Like all bi-lingual cultures, a word or two would come out in English, sandwiched between Hindi. The English words I heard were “responsibility,” “liberation,” and “Variety is the spice of life.” Since I’m an English as a Second Language teacher, I listened to the Hindi and tried to put it together with the characteristic rolling of the words that makes their English so hard for us to understand.
I thought back to my almost 3 years living in Macau where there was a Bahai International School with some teaching staff from Goa, India, at that time. They were nice ladies, but almost impossible for the rest of us to understand. We felt very sorry for the Chinese students who had to learn English from the Indian English teachers.
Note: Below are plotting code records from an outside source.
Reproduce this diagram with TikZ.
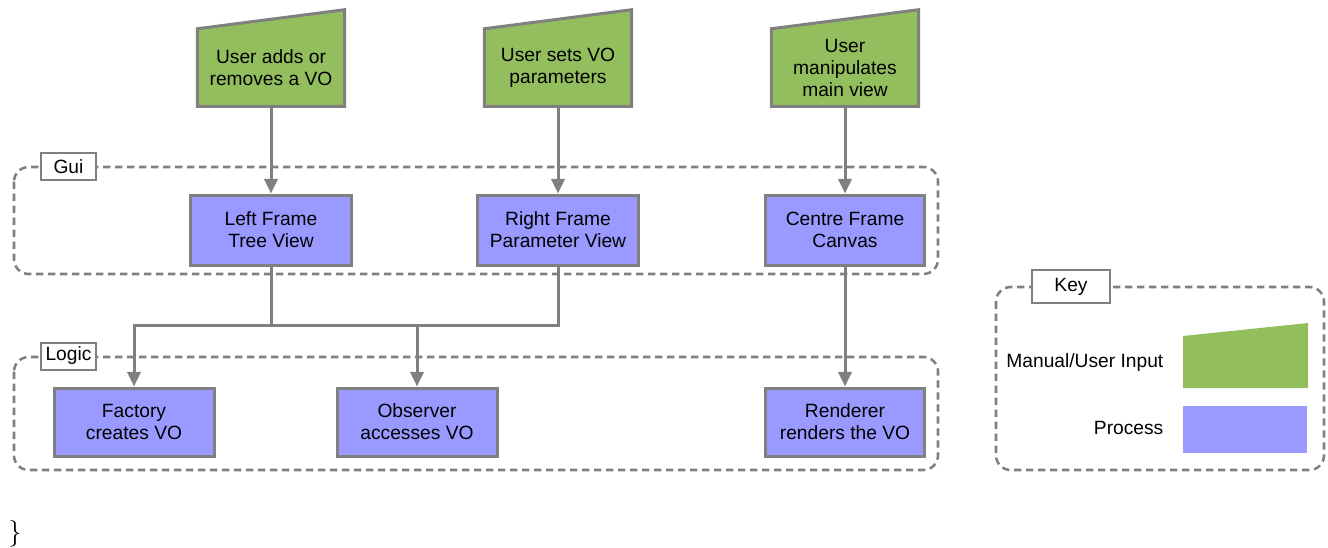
\documentclass[tikz,border=0pt]{standalone}
\usepackage{fontspec}
\setsansfont{Liberation Sans}
\usetikzlibrary{arrows.meta,backgrounds}

\definecolor{inputgreen}{RGB}{147,190,94}
\definecolor{processblue}{RGB}{153,153,255}
\definecolor{linegrey}{RGB}{128,128,128}

\tikzset{
  diagramfont/.style={font=\sffamily\fontsize{14.4}{16.5}\selectfont},
  userinput/.style={diagramfont, align=center, minimum width=110pt, minimum height=57.75pt},
  inputshape/.style={draw=linegrey, line width=2.25pt, fill=inputgreen, line join=miter},
  process/.style={diagramfont, align=center, draw=linegrey, line width=2.25pt, fill=processblue},
  group/.style={draw=linegrey, line width=1.9pt, dash pattern=on 5.5pt off 3.5pt, rounded corners=11pt},
  grouplabel/.style={diagramfont, draw=linegrey, line width=1.5pt, fill=white, inner sep=1pt},
  flow/.style={draw=linegrey, line width=2.25pt, -{Triangle[length=11pt,width=10pt]}},
  link/.style={draw=linegrey, line width=2.25pt}
}

\begin{document}
\begin{tikzpicture}[x=0.75pt,y=-0.75pt]
  \useasboundingbox (0,0) rectangle (1328,547);

  % Define the groups
  \draw[group] (14,167) rectangle (938,274);
  \draw[group] (14,357) rectangle (938,470);
  \draw[group] (996,287) rectangle (1324,470);
  \node[grouplabel, minimum width=41.25pt, minimum height=20.25pt] (guilabel) at (68.5,166.5) {Gui};
  \node[grouplabel, minimum width=41.25pt, minimum height=20.25pt] (logiclabel) at (68.5,356) {Logic};
  \node[grouplabel, minimum width=58.5pt, minimum height=24.75pt] (keylabel) at (1071,286.5) {Key};

  % User inputs
  \node[userinput] (addvo) at (271,67.5) {User adds or\\removes a VO};
  \node[userinput] (setvo) at (558,67.5) {User sets VO\\parameters};
  \node[userinput] (mainview) at (845,67.5) {User\\manipulates\\main view};
  \begin{scope}[on background layer]
    \foreach \n in {addvo, setvo, mainview} {
      \draw[inputshape] (\n.south west) -- (\n.north west) -- ([yshift=14.25pt]\n.north east) -- (\n.south east) -- cycle;
    }
  \end{scope}

  % Gui frames
  \node[process, minimum width=120.75pt, minimum height=52.5pt] (leftframe) at (271,230) {Left Frame\\Tree View};
  \node[process, minimum width=120.75pt, minimum height=52.5pt] (rightframe) at (558,230) {Right Frame\\Parameter View};
  \node[process, minimum width=119.25pt, minimum height=52.5pt] (centreframe) at (845,230) {Centre Frame\\Canvas};

  % Logic
  \node[process, minimum width=120pt, minimum height=51pt] (factory) at (134,422) {Factory\\creates VO};
  \node[process, minimum width=120pt, minimum height=51pt] (observer) at (417,422) {Observer\\accesses VO};
  \node[process, minimum width=119.25pt, minimum height=51pt] (renderer) at (845,422) {Renderer\\renders the VO};

  % Connections
  \coordinate (busleft) at (271,325);
  \coordinate (busright) at (558,325);
  \draw[flow] (addvo) -- (leftframe);
  \draw[flow] (setvo) -- (rightframe);
  \draw[flow] (mainview) -- (centreframe);
  \draw[flow] (centreframe) -- (renderer);
  \draw[flow] (leftframe) -- (busleft) -| (factory);
  \draw[link] (rightframe) -- (busright) -- (busleft);
  \draw[flow] (busright) -| (observer);

  % Key
  \fill[inputgreen] (1183,336) -- (1308,323) -- (1308,388) -- (1183,388) -- cycle;
  \fill[processblue] (1183,406) rectangle (1307,453);
  \node[diagramfont, anchor=east] (manualkey) at (1168,363) {Manual/User Input};
  \node[diagramfont, anchor=east] (processkey) at (1168,428) {Process};

  \node[font=\rmfamily\fontsize{20}{24}\selectfont] (brace) at (15,534) {\}};
\end{tikzpicture}
\end{document}
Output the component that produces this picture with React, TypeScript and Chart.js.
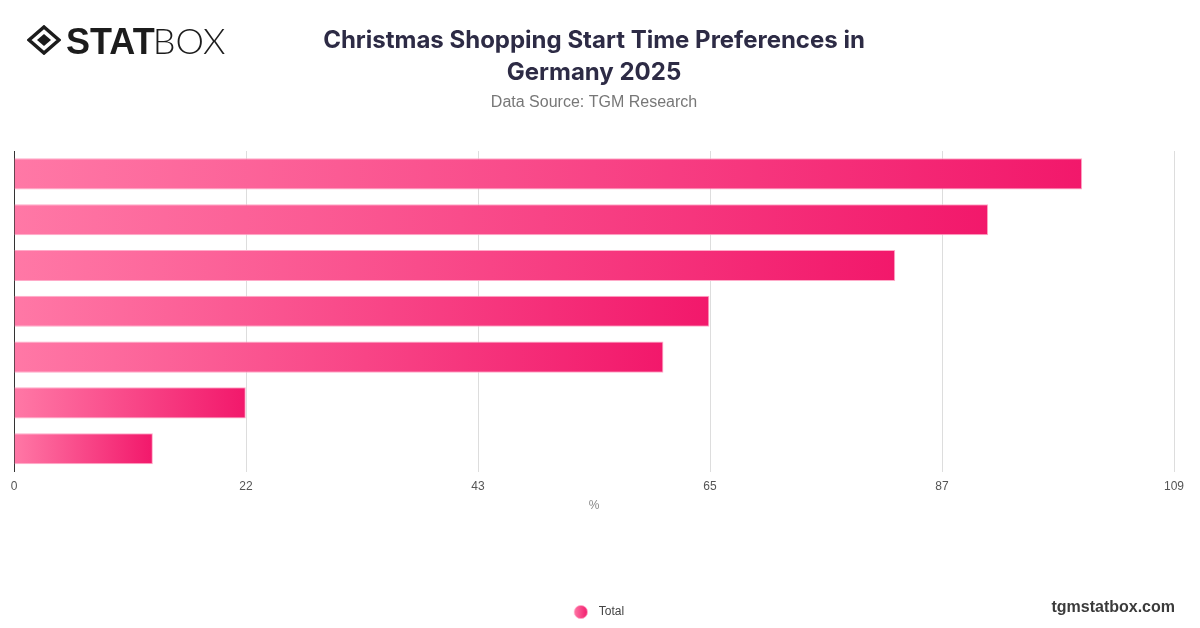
import React, { useEffect, useRef } from "react";
import { Chart, registerables } from "chart.js";

Chart.register(...registerables);

// ---- data ----
const categories = ["Group 1", "Group 2", "Group 3", "Group 4", "Group 5", "Group 6", "Group 7"];
const totalValues = [100, 91.2, 82.5, 65.1, 60.8, 21.7, 13];
const xMax = 108.6;
const xTickValues = [0, 21.72, 43.44, 65.16, 86.88, 108.6];
const seriesName = "Total";
const titleLines = ["Christmas Shopping Start Time Preferences in", "Germany 2025"];
const subtitleText = "Data Source: TGM Research";
const axisTitle = "%";
const watermark = "tgmstatbox.com";

const SANS = '"Liberation Sans", Arial, Helvetica, sans-serif';
const GRAD_START = "#ff78a6";
const GRAD_END = "#f2186b";

function makeLegendIcon(): HTMLCanvasElement {
  const c = document.createElement("canvas");
  c.width = 29;
  c.height = 14;
  const ctx = c.getContext("2d")!;
  const g = ctx.createLinearGradient(10, 0, 24, 0);
  g.addColorStop(0, GRAD_START);
  g.addColorStop(1, GRAD_END);
  ctx.fillStyle = g;
  ctx.beginPath();
  ctx.arc(17, 7, 6.6, 0, Math.PI * 2);
  ctx.fill();
  ctx.strokeStyle = "#ffa6c6";
  ctx.lineWidth = 0.8;
  ctx.stroke();
  return c;
}

export default function App() {
  const ref = useRef<HTMLCanvasElement | null>(null);

  useEffect(() => {
    const canvas = ref.current;
    if (!canvas) return;
    const legendIcon = makeLegendIcon();
    const chart = new Chart(canvas, {
      type: "bar",
      data: {
        labels: categories,
        datasets: [
          {
            label: seriesName,
            data: totalValues,
            backgroundColor: (c: any) => {
              const ch = c.chart;
              const area = ch.chartArea;
              const xs = ch.scales && ch.scales.x;
              if (!area || !xs || c.type !== "data") return "#f8508a";
              const x0 = xs.getPixelForValue(0);
              const x1 = xs.getPixelForValue(c.raw);
              const g = ch.ctx.createLinearGradient(x0, 0, Math.max(x1, x0 + 1), 0);
              g.addColorStop(0, GRAD_START);
              g.addColorStop(1, GRAD_END);
              return g;
            },
            borderColor: "#ffaac8",
            borderWidth: 1,
            categoryPercentage: 0.8,
            barPercentage: 0.85,
          } as any,
        ],
      },
      options: {
        indexAxis: "y",
        responsive: true,
        maintainAspectRatio: false,
        animation: false,
        layout: { padding: { left: 14, right: 26, top: 0, bottom: 0 } },
        scales: {
          x: {
            min: 0,
            max: xMax,
            afterBuildTicks: (s: any) => {
              s.ticks = xTickValues.map((v) => ({ value: v }));
            },
            ticks: {
              callback: (v: any) => String(Math.round(Number(v))),
              font: { family: SANS, size: 12 },
              color: "#555555",
              padding: 8,
              maxRotation: 0,
              autoSkip: false,
            },
            grid: { color: "#dddddd", drawTicks: false },
            border: { display: false },
            title: {
              display: true,
              text: axisTitle,
              color: "#888888",
              font: { family: SANS, size: 12, lineHeight: 1 },
              padding: { top: -2, bottom: 84 },
            },
          },
          y: {
            ticks: { display: false },
            grid: { display: false, drawTicks: false },
            border: { display: true, color: "#333333", width: 1 },
          },
        },
        plugins: {
          title: {
            display: true,
            text: titleLines,
            color: "#2d2b45",
            font: { family: "Inter, sans-serif", size: 24, weight: "bold", lineHeight: 1.3 },
            padding: { top: 25.5, bottom: 0 },
          },
          subtitle: {
            display: true,
            text: subtitleText,
            color: "#777777",
            font: { family: SANS, size: 16, lineHeight: 1.2 },
            padding: { top: 5.5, bottom: 38.4 },
          },
          legend: {
            display: true,
            position: "bottom",
            labels: {
              usePointStyle: true,
              pointStyleWidth: 29,
              boxHeight: 10,
              padding: 10,
              color: "#444444",
              font: { family: SANS, size: 12 },
              generateLabels: (ch: any) => {
                const items = Chart.defaults.plugins.legend.labels.generateLabels(ch);
                return items.map((it: any) => ({ ...it, pointStyle: legendIcon }));
              },
            },
          },
          tooltip: { enabled: true },
        },
      } as any,
    });
    return () => chart.destroy();
  }, []);

  return (
    <div
      style={{
        position: "fixed",
        left: 0,
        top: 0,
        width: 1200,
        height: 628,
        background: "#ffffff",
        overflow: "hidden",
      }}
    >
      <div style={{ position: "absolute", left: 0, top: 0, width: 1200, height: 628 }}>
        <canvas ref={ref} />
      </div>
      <svg
        width="34"
        height="30"
        viewBox="0 0 34 30"
        style={{ position: "absolute", left: 27, top: 25 }}
      >
        <polygon points="17,2 32,15 17,28 2,15" fill="none" stroke="#1c1c1c" strokeWidth="3.5" />
        <polygon points="17,9 24,15 17,21 10,15" fill="#1c1c1c" />
      </svg>
      <div
        style={{
          position: "absolute",
          left: 66,
          top: 22,
          height: 36,
          lineHeight: "36px",
          whiteSpace: "nowrap",
          color: "#1c1c1c",
          display: "flex",
          alignItems: "baseline",
        }}
      >
        <span style={{ fontFamily: SANS, fontWeight: 900, fontSize: 36, letterSpacing: 0 }}>STAT</span>
        <span style={{ fontFamily: "Lato, sans-serif", fontWeight: 300, fontSize: 36, marginLeft: -2 }}>BOX</span>
      </div>
      <div
        style={{
          position: "absolute",
          right: 25,
          top: 599,
          fontFamily: SANS,
          fontWeight: 700,
          fontSize: 16,
          lineHeight: "16px",
          color: "#3b3b3b",
        }}
      >
        {watermark}
      </div>
    </div>
  );
}
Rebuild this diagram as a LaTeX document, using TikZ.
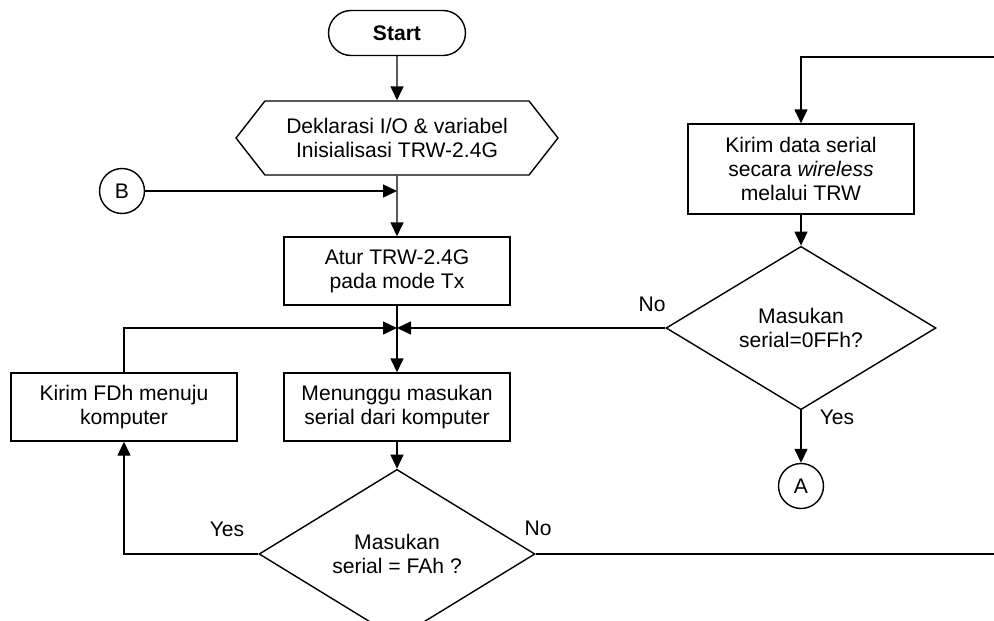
\documentclass[tikz,border=0pt]{standalone}
\usepackage{fontspec}
\setmainfont{Liberation Sans}
\usetikzlibrary{shapes.geometric,shapes.misc,shapes.symbols,arrows.meta}

\begin{document}
\begin{tikzpicture}[x=0.02cm,y=-0.02cm,line width=0.8pt,
  every node/.style={font=\fontsize{12}{13.8}\selectfont},
  terminal/.style={draw,rounded rectangle,minimum width=2.74cm,minimum height=0.9cm,inner sep=0pt},
  prep/.style={draw,signal,signal to=west and east,signal pointer angle=104,minimum width=6.44cm,minimum height=1.48cm,inner sep=0pt,align=center},
  process/.style={draw,rectangle,minimum width=4.52cm,minimum height=1.36cm,inner sep=0pt,align=center},
  decision/.style={draw,diamond,minimum width=5.52cm,minimum height=1.34cm,inner sep=0pt,align=center},
  connector/.style={draw,circle,minimum size=0.9cm,inner sep=0pt},
  flow/.style={-{Triangle[length=0.28cm,width=0.26cm]}}]

  \useasboundingbox (0,0) rectangle (994,620);

  \node[terminal] (start) at (397,33) {\textbf{Start}};
  \node[prep] (init) at (397,138) {Deklarasi I/O \& variabel\\Inisialisasi TRW-2.4G};
  \node[connector] (conB) at (122,191) {B};
  \node[process] (txmode) at (397,271) {Atur TRW-2.4G\\pada mode Tx};
  \node[process] (wait) at (397,407) {Menunggu masukan\\serial dari komputer};
  \node[process] (sendfd) at (124,407) {Kirim FDh menuju\\komputer};
  \node[decision] (isfa) at (397,554) {Masukan\\serial = FAh ?};

  \node[process,minimum height=1.8cm] (sendrf) at (801,169) {Kirim data serial\\secara \textit{wireless}\\melalui TRW};
  \node[decision,minimum width=5.4cm] (isff) at (801,328) {Masukan\\serial=0FFh?};
  \node[connector] (conA) at (801,486) {A};

  \coordinate (join) at (397,328);
  \coordinate (outR) at (994,554);
  \coordinate (inR) at (994,57);

  \draw[flow] (start) -- (init);
  \draw[flow] (init) -- (txmode);
  \draw[flow] (conB) -- (conB -| init.south);
  \draw[flow] (txmode) -- (wait);
  \draw[flow] (wait) -- (isfa);
  \draw[flow] (isfa.west) -| (sendfd.south);
  \draw[flow] (sendfd.north) |- (join);
  \draw[flow] (isff.west) -- (join);
  \draw (isfa.east) -- (outR);
  \draw[flow] (inR) -| (sendrf.north);
  \draw[flow] (sendrf) -- (isff);
  \draw[flow] (isff) -- (conA);

  \node (yesfa) at (227,529) {Yes};
  \node (nofa) at (538,528) {No};
  \node (noff) at (652,304) {No};
  \node (yesff) at (837,417) {Yes};

\end{tikzpicture}
\end{document}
In all my circles around the world, I never did go to India. I heard about its wonders and always listened enthusiastically to those who had traveled to India. I got a sense of the spirituality I had heard India offered from the time I spent in Bali, Indonesia.
Unlike most of Indonesia, the Balinese are Hindu rather than Moslem. There are connections between the Hindu religions of India and Bali. I have been to several religious ceremonies in Bali which are unique to that culture. The Balinese don’t understand the language used by the Balinese priests, so they just listen as the priest performs the rituals.
At the seminar, when the wise man wanted to emphasize a point, he would say something and have the audience repeat after him, then continue the sentence and have the audience repeat that. After more than 2 hours of the audience sitting very still, including those who had sat cross-legged the whole time, some people came forward to perform their parting ritual for the wise man. Some kneeled before him, and he patted their heads, their backs, and sometimes playfully slapped their faces.
Necklaces were also a part of the ending ritual as they put necklaces on him, and he then took off the same necklace and put it back on the one who had put it on him. The great respect of the audience for this man was obvious. People then clapped in rhythm as he walked among them saying something to everyone he passed on his way toward tables bearing absolutely the largest pots of food I have ever seen.
Of course, the seminar would have been far more interesting had I understood the language, but I felt a familiar feeling of having traveled somewhere new and fresh in those two hours. Becoming a part of another culture, even briefly, and even as a deaf mute, can be satisfying.